Google Analytics 4 (GA4) will be replacing Universal Analytics on the 1st of July 2023. If you haven’t already, we highly recommend getting started with GA4 as soon as possible so you can start collecting historical data and familiarise yourself with the new platform. If you aren’t sure what GA4 is, and how and why you need to upgrade, you can read our guide here.
So what is the difference between Google Analytics 4 and Universal Analytics? Below, we will identify the main changes between the two Google Analytics platforms, and why it is important to be aware of them.
GA4 has simplified its reporting. There are fewer, predefined reports to help you analyse data.
The lifestyle collection is broken down into 4 categories – acquisition, engagement, monetisation and retention. This allows you to see user activity during each stage of the customer user journey.
The user collection is broken down into two categories – Demographics and tech. These collections allow you to understand the people and the way they are using your website. For example, you can see their age, interests, device, operating system and browsers etc.
GA4 continues to collect real-time data, however, the reports show users in the last 30 minutes, while Universal Analytics collects data on users in the last 5 minutes.
Universal Analytics collects data based on page views and sessions. However, GA4’s measurement model is based on events and parameters. Any interaction tracked by a user will now be captured as an event such as any page views or clicks.
Sessions are a key metric in Universal Analytics that start when a user first lands on your website and when a user lands on your site from a new source mid-session.
Session endings remain the same in GA4, where they end after 30 minutes of user inactivity.
Average pages per session are no longer tracked by default.
GA4 has introduced a new metric called engagement rate. This is the percentage of users engaging with your website and doing something meaningful.

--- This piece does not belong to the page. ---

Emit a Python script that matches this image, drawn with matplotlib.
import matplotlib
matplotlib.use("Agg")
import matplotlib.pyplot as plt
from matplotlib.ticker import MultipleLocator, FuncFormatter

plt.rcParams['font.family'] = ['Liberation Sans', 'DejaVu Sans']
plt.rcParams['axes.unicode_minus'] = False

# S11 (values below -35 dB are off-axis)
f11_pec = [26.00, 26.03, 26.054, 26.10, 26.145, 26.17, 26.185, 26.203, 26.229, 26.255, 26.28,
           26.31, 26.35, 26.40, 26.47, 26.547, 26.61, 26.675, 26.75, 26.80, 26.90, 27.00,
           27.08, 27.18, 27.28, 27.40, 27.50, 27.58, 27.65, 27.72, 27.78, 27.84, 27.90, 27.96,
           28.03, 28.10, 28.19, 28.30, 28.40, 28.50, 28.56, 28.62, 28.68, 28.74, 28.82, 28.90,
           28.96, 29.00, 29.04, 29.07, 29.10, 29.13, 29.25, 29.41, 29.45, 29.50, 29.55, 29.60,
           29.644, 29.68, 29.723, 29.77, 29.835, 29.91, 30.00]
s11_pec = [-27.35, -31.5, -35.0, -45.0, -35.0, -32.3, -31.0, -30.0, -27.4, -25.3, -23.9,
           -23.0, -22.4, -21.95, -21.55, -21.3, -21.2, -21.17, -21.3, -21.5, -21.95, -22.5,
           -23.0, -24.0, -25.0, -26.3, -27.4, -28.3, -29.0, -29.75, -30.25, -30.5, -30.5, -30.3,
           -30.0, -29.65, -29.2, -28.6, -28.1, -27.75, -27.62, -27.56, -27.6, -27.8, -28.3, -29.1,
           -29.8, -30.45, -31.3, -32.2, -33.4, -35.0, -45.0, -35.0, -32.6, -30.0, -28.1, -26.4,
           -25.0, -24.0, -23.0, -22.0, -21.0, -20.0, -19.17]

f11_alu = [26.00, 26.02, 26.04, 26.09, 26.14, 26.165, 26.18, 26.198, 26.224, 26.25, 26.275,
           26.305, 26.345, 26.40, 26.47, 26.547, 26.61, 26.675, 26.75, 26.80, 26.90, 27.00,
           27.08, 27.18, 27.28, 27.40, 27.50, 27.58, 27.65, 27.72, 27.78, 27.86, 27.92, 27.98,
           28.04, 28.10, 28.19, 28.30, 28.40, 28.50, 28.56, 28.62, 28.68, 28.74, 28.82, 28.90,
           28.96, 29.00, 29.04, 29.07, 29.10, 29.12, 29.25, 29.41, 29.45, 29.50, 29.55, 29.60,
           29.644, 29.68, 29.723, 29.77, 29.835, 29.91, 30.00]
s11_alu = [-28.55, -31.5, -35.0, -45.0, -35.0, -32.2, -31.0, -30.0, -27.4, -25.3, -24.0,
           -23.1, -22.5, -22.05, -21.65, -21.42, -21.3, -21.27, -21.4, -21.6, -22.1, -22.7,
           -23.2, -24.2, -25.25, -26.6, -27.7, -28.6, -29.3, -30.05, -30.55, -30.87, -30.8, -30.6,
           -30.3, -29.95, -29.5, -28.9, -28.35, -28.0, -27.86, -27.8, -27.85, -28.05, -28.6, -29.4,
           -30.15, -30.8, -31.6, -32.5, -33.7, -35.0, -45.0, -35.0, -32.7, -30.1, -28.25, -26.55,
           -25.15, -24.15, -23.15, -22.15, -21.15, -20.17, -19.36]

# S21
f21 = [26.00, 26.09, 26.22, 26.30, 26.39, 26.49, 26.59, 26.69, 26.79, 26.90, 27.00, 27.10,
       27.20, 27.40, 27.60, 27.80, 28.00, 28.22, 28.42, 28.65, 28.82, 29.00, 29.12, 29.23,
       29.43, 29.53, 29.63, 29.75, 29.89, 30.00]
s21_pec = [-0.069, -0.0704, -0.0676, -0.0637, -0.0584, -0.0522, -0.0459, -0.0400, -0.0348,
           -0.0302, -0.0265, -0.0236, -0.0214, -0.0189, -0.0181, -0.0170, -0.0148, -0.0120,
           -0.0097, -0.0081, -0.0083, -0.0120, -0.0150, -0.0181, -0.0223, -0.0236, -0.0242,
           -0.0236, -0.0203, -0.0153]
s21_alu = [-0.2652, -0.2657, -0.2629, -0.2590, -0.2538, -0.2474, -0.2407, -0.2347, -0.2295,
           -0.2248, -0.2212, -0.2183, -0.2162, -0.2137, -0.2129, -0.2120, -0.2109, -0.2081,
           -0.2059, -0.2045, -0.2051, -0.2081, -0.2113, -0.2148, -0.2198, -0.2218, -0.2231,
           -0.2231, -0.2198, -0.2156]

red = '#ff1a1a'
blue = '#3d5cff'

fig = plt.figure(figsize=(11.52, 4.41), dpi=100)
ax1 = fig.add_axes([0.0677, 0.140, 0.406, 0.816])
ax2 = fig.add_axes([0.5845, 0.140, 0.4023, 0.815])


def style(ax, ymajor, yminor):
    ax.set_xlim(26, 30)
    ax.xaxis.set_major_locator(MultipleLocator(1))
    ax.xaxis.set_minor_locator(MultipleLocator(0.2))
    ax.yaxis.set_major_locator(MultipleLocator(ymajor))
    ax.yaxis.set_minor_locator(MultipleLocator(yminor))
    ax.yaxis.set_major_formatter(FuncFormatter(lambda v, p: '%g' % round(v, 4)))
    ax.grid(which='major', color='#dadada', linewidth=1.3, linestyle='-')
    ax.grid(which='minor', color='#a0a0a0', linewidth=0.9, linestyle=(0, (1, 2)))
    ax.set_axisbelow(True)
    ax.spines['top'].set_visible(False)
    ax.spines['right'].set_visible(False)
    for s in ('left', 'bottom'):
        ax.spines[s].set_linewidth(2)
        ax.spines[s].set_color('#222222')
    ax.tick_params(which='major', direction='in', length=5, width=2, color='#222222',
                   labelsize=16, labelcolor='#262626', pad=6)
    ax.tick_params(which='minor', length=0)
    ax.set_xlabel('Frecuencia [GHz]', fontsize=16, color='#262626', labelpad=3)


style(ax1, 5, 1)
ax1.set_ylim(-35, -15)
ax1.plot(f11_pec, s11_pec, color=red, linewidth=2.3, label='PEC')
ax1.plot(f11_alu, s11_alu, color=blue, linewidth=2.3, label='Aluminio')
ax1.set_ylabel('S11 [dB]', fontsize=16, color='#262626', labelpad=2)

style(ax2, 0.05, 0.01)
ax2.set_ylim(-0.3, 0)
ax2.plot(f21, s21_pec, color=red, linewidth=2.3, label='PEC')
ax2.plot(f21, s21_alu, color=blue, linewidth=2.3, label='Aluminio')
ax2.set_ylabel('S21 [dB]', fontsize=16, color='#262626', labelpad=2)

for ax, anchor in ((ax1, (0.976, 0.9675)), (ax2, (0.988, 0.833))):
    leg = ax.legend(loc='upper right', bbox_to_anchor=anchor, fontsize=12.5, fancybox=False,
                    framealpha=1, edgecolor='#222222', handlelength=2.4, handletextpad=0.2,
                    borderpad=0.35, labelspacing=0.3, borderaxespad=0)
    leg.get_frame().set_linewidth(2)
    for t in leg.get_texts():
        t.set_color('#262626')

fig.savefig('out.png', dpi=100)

Google states that: “An engaged session is a session that lasts 10 seconds or longer, has 1 or more conversion events, or has 2 or more page or screen views.”
The way bounce rate is measured has changed in Google Analytics 4. A bounce rate in GA4 is the percentage of sessions that were not engaged. Therefore, the engagement rate is the opposite of the bounce rate and provides a more effective way of measuring the rate at which customers engage with your site.
Universal analytics measured bounce rate as the percentage of users who viewed only one page and then left. This does not consider any timescales, so a user could have spent a lot of time reading a blog post for example and then clicked off after reading it, which would be considered a bounce. However, they were engaging with the content and could have spent 10 minutes on your page.
Bounce rate data is no longer available by default in GA4 reports, but you can add it by customising your reports.
IP addresses are automatically anonymised compared to UA where you needed to configure analytics to anonymise IP addresses.
Universal Analytics tracks web and app data in separate mobile-specific properties, whereas GA4 combines both web and app data in the same property. Therefore, when collecting app data, you will need to consider this when analysing your data.
Universal analytics measures two user metrics, total users and new users. However, Google Analytics 4, has introduced a new metric, active users as well as total users and new users. An active user is any user who has an ‘engaged session’, which is defined as a session that is 10 seconds or more or involves more than one-page view or conversion, as stated by Google.
Generally, there should be little change in data for pageviews in Google Analytics 4 but this can differ depending on any filters you may have set up.
Unique pageviews have been removed completely from GA4, therefore you will not be able to see the number of page views that are from the same person, in the same session.
Google Analytics 4 has a very different data structure and collection compared to Universal Analytics, where it collects event-based data instead of session-based data.
It allows businesses to analyse user journeys across both websites and apps.